## What to produce
Report every line in the listing that contains the string "code".

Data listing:
•••

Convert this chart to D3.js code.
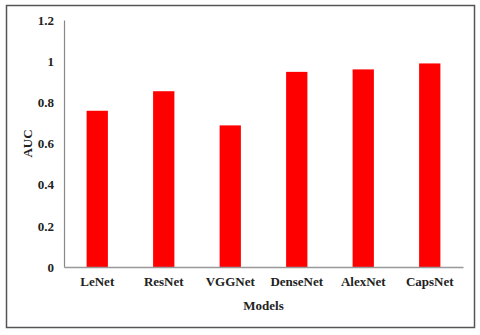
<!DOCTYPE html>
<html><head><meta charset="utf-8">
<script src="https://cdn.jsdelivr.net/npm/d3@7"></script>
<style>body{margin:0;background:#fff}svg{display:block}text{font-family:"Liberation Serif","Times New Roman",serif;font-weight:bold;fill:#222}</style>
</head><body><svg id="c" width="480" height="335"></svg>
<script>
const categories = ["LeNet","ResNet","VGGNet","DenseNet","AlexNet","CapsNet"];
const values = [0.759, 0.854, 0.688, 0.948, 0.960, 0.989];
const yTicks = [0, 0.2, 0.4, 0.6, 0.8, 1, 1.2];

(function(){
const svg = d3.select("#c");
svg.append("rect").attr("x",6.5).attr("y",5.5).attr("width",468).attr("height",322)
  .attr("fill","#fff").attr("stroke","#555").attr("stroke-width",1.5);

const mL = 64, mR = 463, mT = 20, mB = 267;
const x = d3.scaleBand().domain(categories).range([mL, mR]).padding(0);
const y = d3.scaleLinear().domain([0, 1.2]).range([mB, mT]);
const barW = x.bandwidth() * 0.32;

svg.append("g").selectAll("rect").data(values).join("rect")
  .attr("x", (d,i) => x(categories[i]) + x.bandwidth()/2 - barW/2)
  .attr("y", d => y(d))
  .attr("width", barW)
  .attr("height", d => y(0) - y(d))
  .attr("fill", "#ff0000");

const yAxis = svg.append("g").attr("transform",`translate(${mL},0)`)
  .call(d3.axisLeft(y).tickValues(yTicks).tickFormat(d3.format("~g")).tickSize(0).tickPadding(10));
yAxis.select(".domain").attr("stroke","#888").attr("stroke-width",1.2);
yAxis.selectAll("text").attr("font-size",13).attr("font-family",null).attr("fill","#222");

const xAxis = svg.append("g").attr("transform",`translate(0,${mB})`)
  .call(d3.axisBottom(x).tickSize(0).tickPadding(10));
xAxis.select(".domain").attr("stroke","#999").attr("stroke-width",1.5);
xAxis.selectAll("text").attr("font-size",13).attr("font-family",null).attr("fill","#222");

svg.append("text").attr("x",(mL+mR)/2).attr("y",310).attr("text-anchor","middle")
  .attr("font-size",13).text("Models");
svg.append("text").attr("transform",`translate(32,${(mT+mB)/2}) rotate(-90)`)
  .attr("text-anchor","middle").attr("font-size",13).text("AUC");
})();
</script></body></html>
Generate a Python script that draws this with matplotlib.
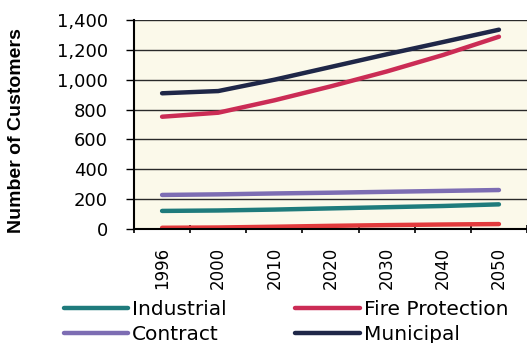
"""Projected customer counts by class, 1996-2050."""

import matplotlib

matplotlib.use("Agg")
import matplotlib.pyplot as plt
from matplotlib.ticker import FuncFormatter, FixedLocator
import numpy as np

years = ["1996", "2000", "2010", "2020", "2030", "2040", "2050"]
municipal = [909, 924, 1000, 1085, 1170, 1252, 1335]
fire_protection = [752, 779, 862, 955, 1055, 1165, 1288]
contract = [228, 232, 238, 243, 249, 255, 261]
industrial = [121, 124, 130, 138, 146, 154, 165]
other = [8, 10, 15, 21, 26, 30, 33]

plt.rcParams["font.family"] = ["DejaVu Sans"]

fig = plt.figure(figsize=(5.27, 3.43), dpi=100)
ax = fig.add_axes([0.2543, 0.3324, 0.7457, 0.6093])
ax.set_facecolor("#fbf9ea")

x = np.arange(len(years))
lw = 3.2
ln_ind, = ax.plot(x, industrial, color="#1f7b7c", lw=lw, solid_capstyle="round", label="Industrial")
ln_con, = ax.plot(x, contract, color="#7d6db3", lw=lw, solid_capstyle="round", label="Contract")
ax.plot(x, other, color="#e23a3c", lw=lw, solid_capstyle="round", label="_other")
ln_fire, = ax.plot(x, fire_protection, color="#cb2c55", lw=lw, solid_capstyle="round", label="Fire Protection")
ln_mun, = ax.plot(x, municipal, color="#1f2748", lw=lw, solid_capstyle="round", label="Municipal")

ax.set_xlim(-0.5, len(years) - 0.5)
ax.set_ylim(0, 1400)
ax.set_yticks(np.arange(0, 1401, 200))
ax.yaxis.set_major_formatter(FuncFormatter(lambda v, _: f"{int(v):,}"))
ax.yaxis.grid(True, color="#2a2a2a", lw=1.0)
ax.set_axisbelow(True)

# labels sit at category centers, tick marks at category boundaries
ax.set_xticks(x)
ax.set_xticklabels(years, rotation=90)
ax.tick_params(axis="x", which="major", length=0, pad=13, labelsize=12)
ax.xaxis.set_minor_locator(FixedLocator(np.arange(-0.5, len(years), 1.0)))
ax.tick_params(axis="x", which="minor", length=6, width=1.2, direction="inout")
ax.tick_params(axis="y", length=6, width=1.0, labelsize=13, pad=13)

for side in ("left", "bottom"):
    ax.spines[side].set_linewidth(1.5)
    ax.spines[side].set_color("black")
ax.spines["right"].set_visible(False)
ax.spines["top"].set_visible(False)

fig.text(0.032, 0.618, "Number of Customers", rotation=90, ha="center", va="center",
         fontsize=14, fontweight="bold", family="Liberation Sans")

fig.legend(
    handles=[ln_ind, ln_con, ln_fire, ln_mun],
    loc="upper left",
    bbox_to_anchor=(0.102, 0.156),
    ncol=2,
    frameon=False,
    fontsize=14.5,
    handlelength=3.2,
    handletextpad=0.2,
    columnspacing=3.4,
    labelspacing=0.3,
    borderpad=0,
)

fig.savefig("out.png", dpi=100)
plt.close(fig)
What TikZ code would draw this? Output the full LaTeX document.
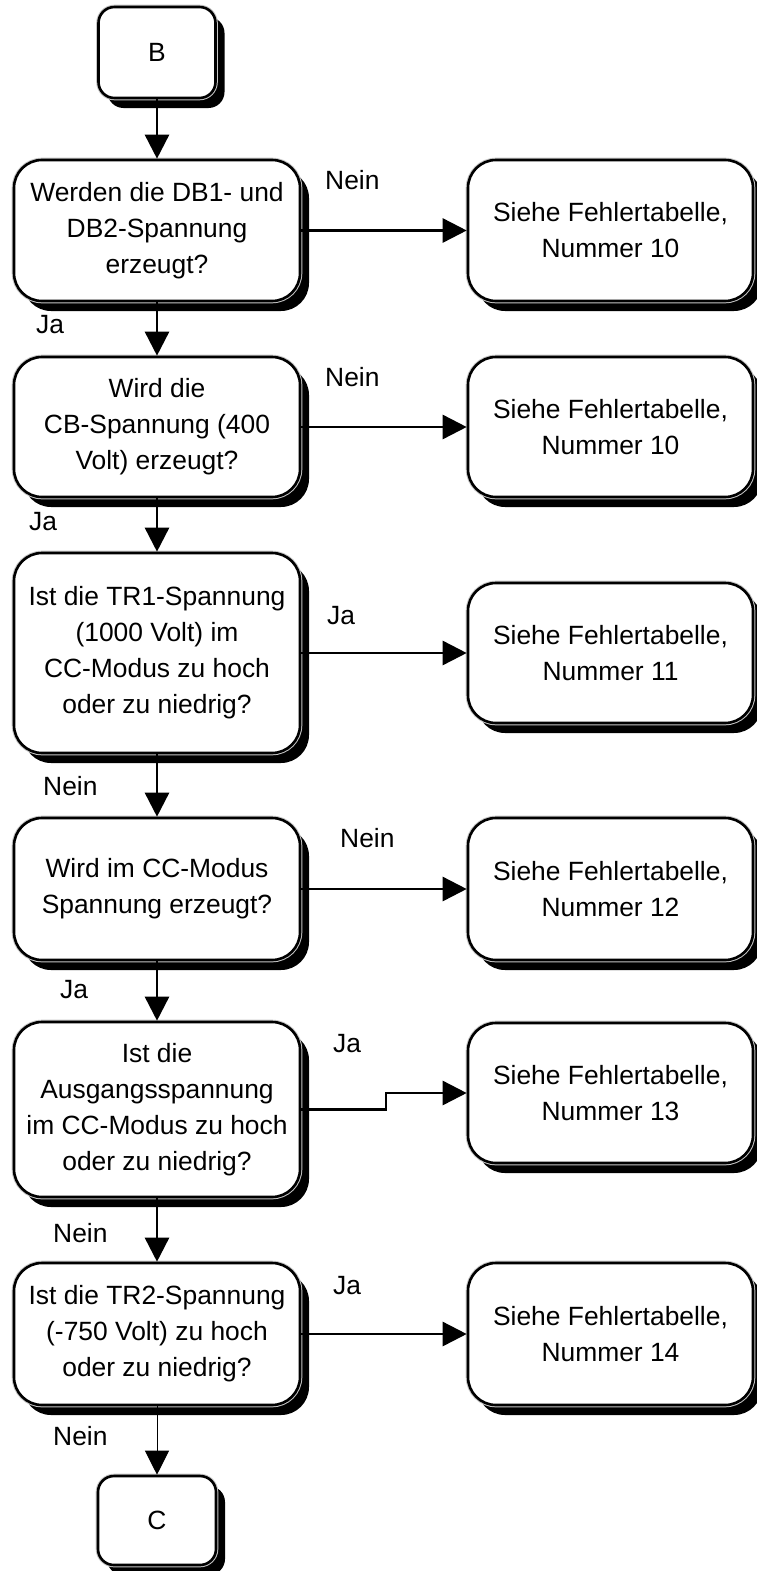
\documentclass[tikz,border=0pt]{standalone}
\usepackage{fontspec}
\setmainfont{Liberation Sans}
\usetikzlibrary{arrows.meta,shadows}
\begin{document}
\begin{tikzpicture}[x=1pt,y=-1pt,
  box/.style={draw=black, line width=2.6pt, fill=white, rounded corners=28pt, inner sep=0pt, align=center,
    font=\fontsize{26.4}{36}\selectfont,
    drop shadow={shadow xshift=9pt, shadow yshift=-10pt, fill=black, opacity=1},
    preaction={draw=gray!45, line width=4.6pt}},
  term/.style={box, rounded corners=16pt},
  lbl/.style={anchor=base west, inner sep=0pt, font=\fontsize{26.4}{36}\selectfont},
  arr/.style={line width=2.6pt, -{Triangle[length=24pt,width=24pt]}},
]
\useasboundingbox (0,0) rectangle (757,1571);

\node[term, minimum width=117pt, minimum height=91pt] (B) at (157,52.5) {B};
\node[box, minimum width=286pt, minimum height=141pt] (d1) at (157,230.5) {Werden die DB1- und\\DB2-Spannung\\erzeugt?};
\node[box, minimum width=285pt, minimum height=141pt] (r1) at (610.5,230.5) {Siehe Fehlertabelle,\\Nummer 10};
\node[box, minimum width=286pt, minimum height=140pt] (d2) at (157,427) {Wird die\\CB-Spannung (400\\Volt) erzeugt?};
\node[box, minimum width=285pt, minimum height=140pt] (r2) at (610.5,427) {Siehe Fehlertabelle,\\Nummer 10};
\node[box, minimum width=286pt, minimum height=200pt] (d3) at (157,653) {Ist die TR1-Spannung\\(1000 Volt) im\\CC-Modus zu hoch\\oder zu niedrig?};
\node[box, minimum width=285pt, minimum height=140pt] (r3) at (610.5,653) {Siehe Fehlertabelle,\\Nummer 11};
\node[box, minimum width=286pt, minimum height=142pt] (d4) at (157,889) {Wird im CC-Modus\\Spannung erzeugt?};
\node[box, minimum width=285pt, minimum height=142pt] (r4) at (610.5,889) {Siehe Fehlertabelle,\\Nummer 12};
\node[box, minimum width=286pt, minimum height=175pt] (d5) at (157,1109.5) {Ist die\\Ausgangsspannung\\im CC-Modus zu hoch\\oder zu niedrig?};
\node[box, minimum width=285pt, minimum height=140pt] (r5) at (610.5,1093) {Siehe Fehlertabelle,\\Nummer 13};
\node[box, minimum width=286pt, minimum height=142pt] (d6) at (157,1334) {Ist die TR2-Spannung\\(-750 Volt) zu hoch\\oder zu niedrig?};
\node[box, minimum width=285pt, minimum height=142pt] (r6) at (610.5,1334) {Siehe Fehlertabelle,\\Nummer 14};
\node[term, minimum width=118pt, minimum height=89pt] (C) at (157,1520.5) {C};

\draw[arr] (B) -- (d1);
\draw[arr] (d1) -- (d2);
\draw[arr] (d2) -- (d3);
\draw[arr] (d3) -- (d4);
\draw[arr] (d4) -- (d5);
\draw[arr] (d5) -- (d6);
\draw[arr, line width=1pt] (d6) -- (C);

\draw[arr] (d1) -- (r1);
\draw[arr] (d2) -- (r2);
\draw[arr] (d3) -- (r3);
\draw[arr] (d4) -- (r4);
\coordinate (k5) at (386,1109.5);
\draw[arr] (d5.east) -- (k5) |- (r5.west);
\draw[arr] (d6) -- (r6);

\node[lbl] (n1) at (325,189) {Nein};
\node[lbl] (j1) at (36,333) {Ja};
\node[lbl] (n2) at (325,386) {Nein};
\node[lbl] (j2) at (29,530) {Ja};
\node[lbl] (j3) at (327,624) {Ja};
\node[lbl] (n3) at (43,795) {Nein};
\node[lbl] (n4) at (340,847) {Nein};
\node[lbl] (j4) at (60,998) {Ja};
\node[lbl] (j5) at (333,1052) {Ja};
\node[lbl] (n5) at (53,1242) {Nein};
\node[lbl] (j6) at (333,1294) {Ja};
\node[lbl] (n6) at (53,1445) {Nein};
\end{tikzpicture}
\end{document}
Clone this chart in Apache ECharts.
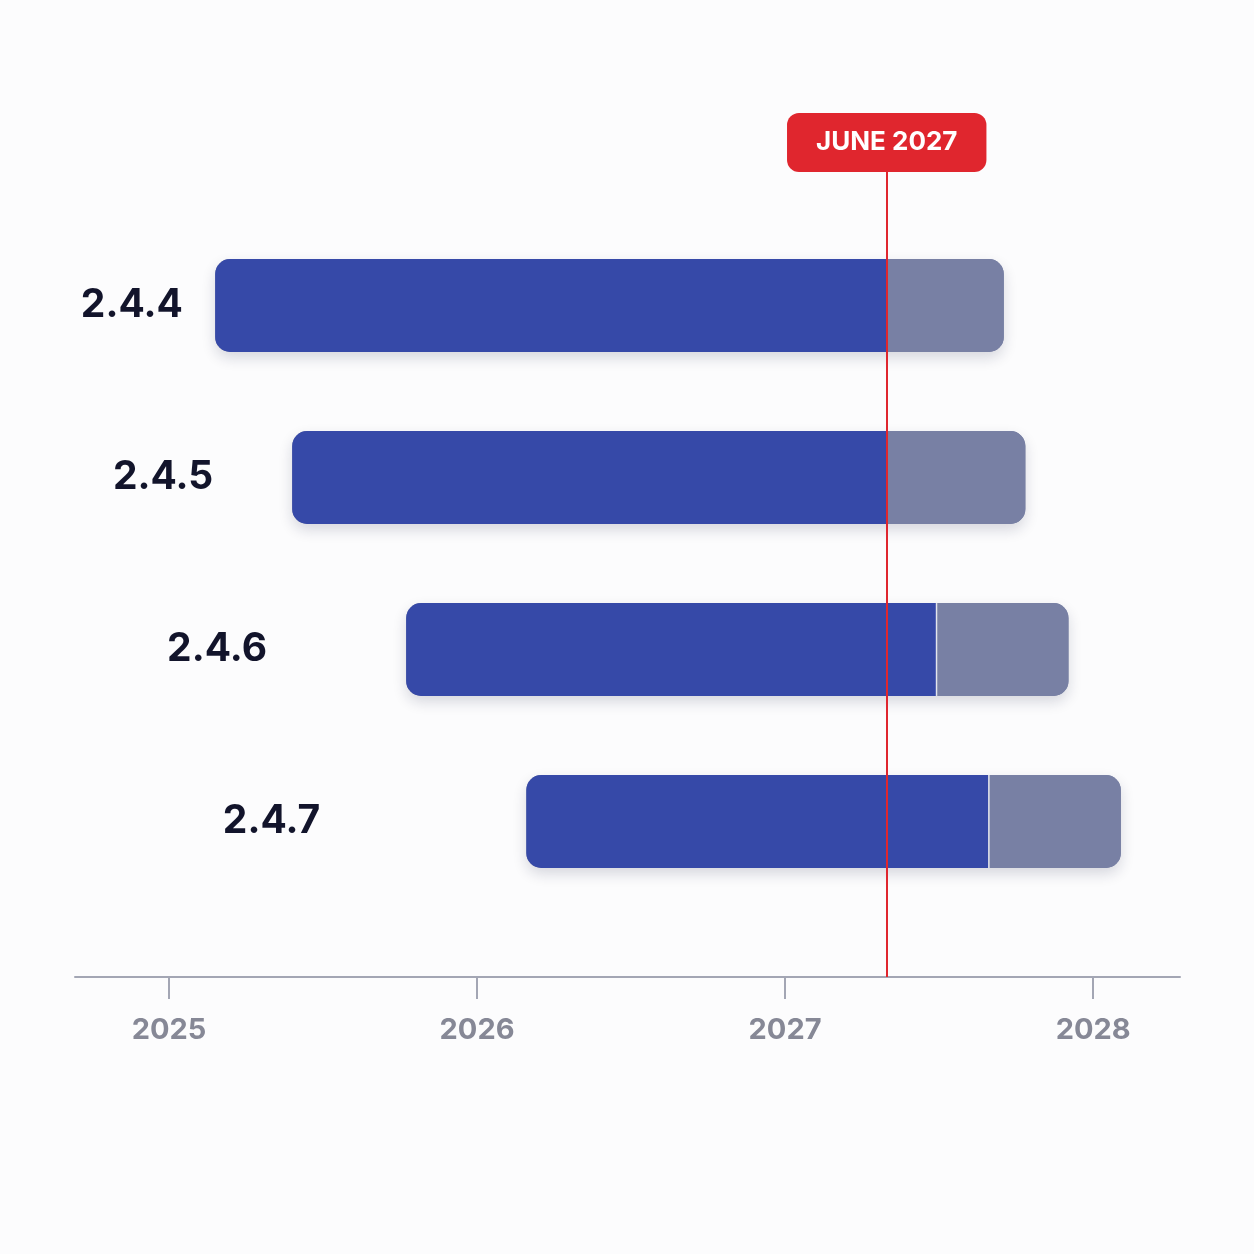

•••

## Final result
Convert this chart to D3.js code.
What TikZ code would draw this? Output the full LaTeX document.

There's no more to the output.